The realities of treatment included surgery, chemotherapy and time away from work. Three months after a bilateral mastectomy she started two rounds of chemotherapy that were each three months in duration. Hutchinson was out of work for six months between the surgery and first round of chemotherapy, which is known in oncology as “the red devil.”
Her work family at Excela Health stepped up during this time. Not only did they pick up missed calls and weekend shifts, they also collected money to buy a human hair wig. But their support did not stop there. Hutchinson had only enough time to cover her first three months off work, so her colleagues donated paid time off hours to help cover the additional time she needed for treatment and recovery.
“I’m extremely blessed with a great work support system,” she said.
Hutchinson’s family has been by her side through every step in her treatment. Her husband is a physician’s assistant and the driving force behind her pursuing nurse anesthesiology at Excela Health School of Anesthesia. With his job flexibility, he has been there throughout the treatments and journey and has been able to help with everything along the way.
In addition to her colleagues and family, her support system also includes friends, survivors and faith. They keep her fighting and moving forward. Her strong faith has also been an asset in this battle as she chose from the beginning to believe that God wanted her to be a survivor.
“It is unbelievable how much love and kindness I received through all this. Seeing this generosity and kindness has actually changed me,” she said. “I now realize how much just a simple card can turn around someone’s day or feelings.”
After being out of work for six months she started a less toxic form of chemotherapy that was administered weekly over the course of three months. She received treatments on Fridays, which allowed her to recover over the weekend and return to work for Tuesdays and Wednesdays. She eased back into working full time after completing the second round of chemotherapy, which she said was a huge mental relief.
She is currently managing a local reoccurrence. A tumor that was the same type of cancer appeared on her suture line. The tumor was removed, and she is now receiving radiation treatments. She is working through this course of treatment that occurs Monday through Friday and consists of 33 radiation sessions.
The diagnosis changed her life. It also brought a renewed focus on life and the things that are truly important. She said she plans to live life like it is short; say yes to more fun things; and be the best mother and wife she can be.
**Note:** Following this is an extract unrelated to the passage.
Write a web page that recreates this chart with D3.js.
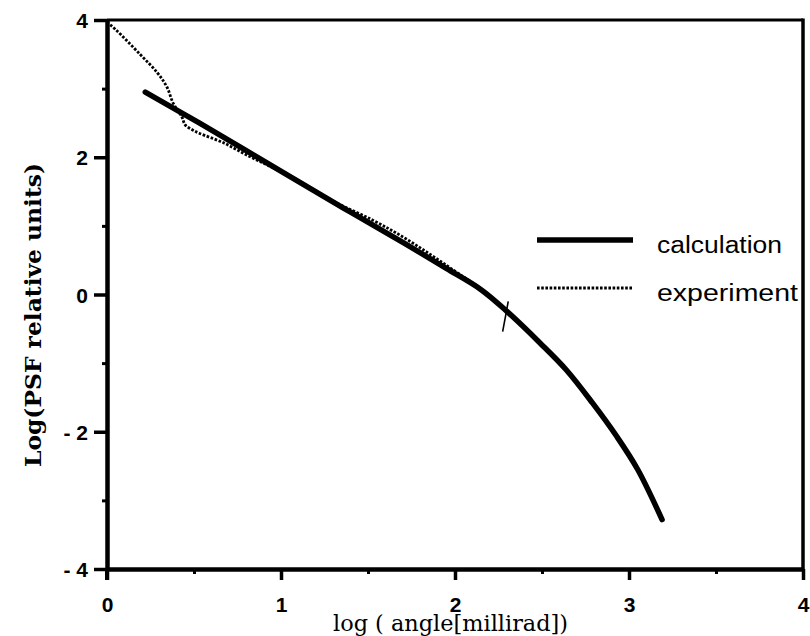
<!DOCTYPE html>
<html>
<head>
<meta charset="utf-8">
<script src="https://cdn.jsdelivr.net/npm/d3@7"></script>
<style>
  html, body { margin: 0; padding: 0; background: #fff; }
  svg { display: block; }
</style>
</head>
<body>
<svg id="chart" width="810" height="636"></svg>
<script>
// ---- data ----
const calcX = [0.22, 0.53, 1.05, 1.40, 1.70, 1.95, 2.15, 2.30, 2.49, 2.64, 2.79, 2.93, 3.05, 3.19];
const calcY = [2.95, 2.50, 1.72, 1.20, 0.76, 0.38, 0.07, -0.25, -0.71, -1.10, -1.58, -2.07, -2.55, -3.28];

const expX = [0, 0.05, 0.19, 0.29, 0.345, 0.38, 0.43, 0.45, 0.49, 0.53, 0.67, 0.82, 0.96, 1.10, 1.30, 1.53, 1.70, 1.86, 2.00, 2.15, 2.30];
const expY = [3.97, 3.86, 3.50, 3.23, 3.02, 2.79, 2.59, 2.47, 2.40, 2.35, 2.21, 2.01, 1.84, 1.66, 1.36, 1.08, 0.84, 0.58, 0.34, 0.08, -0.24];

const markX = [2.306, 2.274];
const markY = [-0.10, -0.54];

const xMajorTicks = [0, 1, 2, 3, 4];
const xMinorTicks = [0.5, 1.5, 2.5, 3.5];
const yMajorTicks = [-4, -2, 0, 2, 4];
const yMinorTicks = [-3, -1, 1, 3];

const legendLabels = ["calculation", "experiment"];
const xTitle = "log ( angle[millirad])";
const yTitle = "Log(PSF relative units)";

// ---- drawing ----
const svg = d3.select("#chart");
const x = d3.scaleLinear().domain([0, 4]).range([107, 803]);
const y = d3.scaleLinear().domain([-4, 4]).range([569, 20]);

const fmtY = d => d < 0 ? "- " + Math.abs(d) : String(d);

// minor ticks
svg.append("g").attr("transform", `translate(0,${y(-4)})`)
  .call(d3.axisBottom(x).tickValues(xMinorTicks).tickSize(5).tickSizeOuter(0).tickFormat(""))
  .call(g => g.select(".domain").remove())
  .call(g => g.selectAll("line").attr("stroke", "#000").attr("stroke-width", 3));
svg.append("g").attr("transform", `translate(${x(0)},0)`)
  .call(d3.axisLeft(y).tickValues(yMinorTicks).tickSize(5).tickSizeOuter(0).tickFormat(""))
  .call(g => g.select(".domain").remove())
  .call(g => g.selectAll("line").attr("stroke", "#000").attr("stroke-width", 3));

// major x axis
svg.append("g").attr("transform", `translate(0,${y(-4)})`)
  .call(d3.axisBottom(x).tickValues(xMajorTicks).tickSize(11).tickSizeOuter(0).tickFormat(d3.format("d")))
  .call(g => g.select(".domain").attr("stroke", "#000").attr("stroke-width", 4.5))
  .call(g => g.selectAll("line").attr("stroke", "#000").attr("stroke-width", 3.5))
  .call(g => g.selectAll("text")
      .attr("y", 43).attr("dy", 0)
      .attr("fill", "#000")
      .style("font-family", "'Liberation Sans', Arial, sans-serif")
      .style("font-size", "21px").style("font-weight", "bold"));

// major y axis
svg.append("g").attr("transform", `translate(${x(0)},0)`)
  .call(d3.axisLeft(y).tickValues(yMajorTicks).tickSize(13).tickSizeOuter(0).tickFormat(fmtY))
  .call(g => g.select(".domain").attr("stroke", "#000").attr("stroke-width", 4.5))
  .call(g => g.selectAll("line").attr("stroke", "#000").attr("stroke-width", 3.5))
  .call(g => g.selectAll("text")
      .attr("x", -19).attr("dy", "0.36em")
      .attr("fill", "#000")
      .style("font-family", "'Liberation Sans', Arial, sans-serif")
      .style("font-size", "21px").style("font-weight", "bold"));

// axis extension below the corner (cross)
svg.append("line").attr("x1", x(0)).attr("x2", x(0)).attr("y1", y(-4)).attr("y2", y(-4) + 11)
  .attr("stroke", "#000").attr("stroke-width", 4);

// top and right frame
svg.append("line").attr("x1", x(0)).attr("x2", x(4)).attr("y1", y(4)).attr("y2", y(4))
  .attr("stroke", "#000").attr("stroke-width", 3);
svg.append("line").attr("x1", x(4)).attr("x2", x(4)).attr("y1", y(4) - 1.5).attr("y2", y(-4))
  .attr("stroke", "#000").attr("stroke-width", 3.5);

// lines
const line = d3.line().x(d => x(d[0])).y(d => y(d[1])).curve(d3.curveCatmullRom.alpha(0.5));

svg.append("path")
  .datum(expX.map((v, i) => [v, expY[i]]))
  .attr("d", line)
  .attr("fill", "none").attr("stroke", "#000")
  .attr("stroke-width", 2.8).attr("stroke-dasharray", "2.6,1.6");

svg.append("path")
  .datum(calcX.map((v, i) => [v, calcY[i]]))
  .attr("d", line)
  .attr("fill", "none").attr("stroke", "#000")
  .attr("stroke-width", 5.5).attr("stroke-linecap", "round").attr("stroke-linejoin", "round");

svg.append("path")
  .datum(markX.map((v, i) => [v, markY[i]]))
  .attr("d", d3.line().x(d => x(d[0])).y(d => y(d[1])))
  .attr("fill", "none").attr("stroke", "#000").attr("stroke-width", 1.6);

// legend
const legY = [240, 288];
svg.append("line").attr("x1", 537).attr("x2", 633).attr("y1", legY[0]).attr("y2", legY[0])
  .attr("stroke", "#000").attr("stroke-width", 5.5);
svg.append("line").attr("x1", 537).attr("x2", 633).attr("y1", legY[1]).attr("y2", legY[1])
  .attr("stroke", "#000").attr("stroke-width", 2.8).attr("stroke-dasharray", "2.6,1.6");
const legLens = [125, 141];
legendLabels.forEach((t, i) => {
  svg.append("text").attr("x", 657).attr("y", legY[i] + 13)
    .attr("textLength", legLens[i]).attr("lengthAdjust", "spacingAndGlyphs")
    .style("font-family", "'Liberation Sans', Arial, sans-serif")
    .style("font-size", "23px").attr("fill", "#000").text(t);
});

// titles
svg.append("text")
  .attr("x", 333).attr("y", 631)
  .attr("textLength", 235).attr("lengthAdjust", "spacingAndGlyphs")
  .style("font-family", "'DejaVu Serif', serif")
  .style("font-size", "22px").attr("fill", "#000").text(xTitle);

svg.append("text")
  .attr("transform", "translate(41,467) rotate(-90)")
  .attr("x", 0).attr("y", 0)
  .attr("textLength", 304).attr("lengthAdjust", "spacingAndGlyphs")
  .style("font-family", "'DejaVu Serif', serif")
  .style("font-size", "22px").style("font-weight", "600").attr("fill", "#000").text(yTitle);
</script>
</body>
</html>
Hutchinson is in the process of forming a support group for young female breast cancer survivors involving adventure activities such as zip lining.
She knows everyone has a story, trial and path. When it comes to patients she tries to be a light during what can be a dark part of their story. Hutchinson said she approaches each patient with empathy and hopes her patients can feel and know that she truly cares.
“I have been given the gift of realizing that you never know what the future holds,” she said. “Focus on what’s truly important to you, don’t sweat the small stuff and love hard.”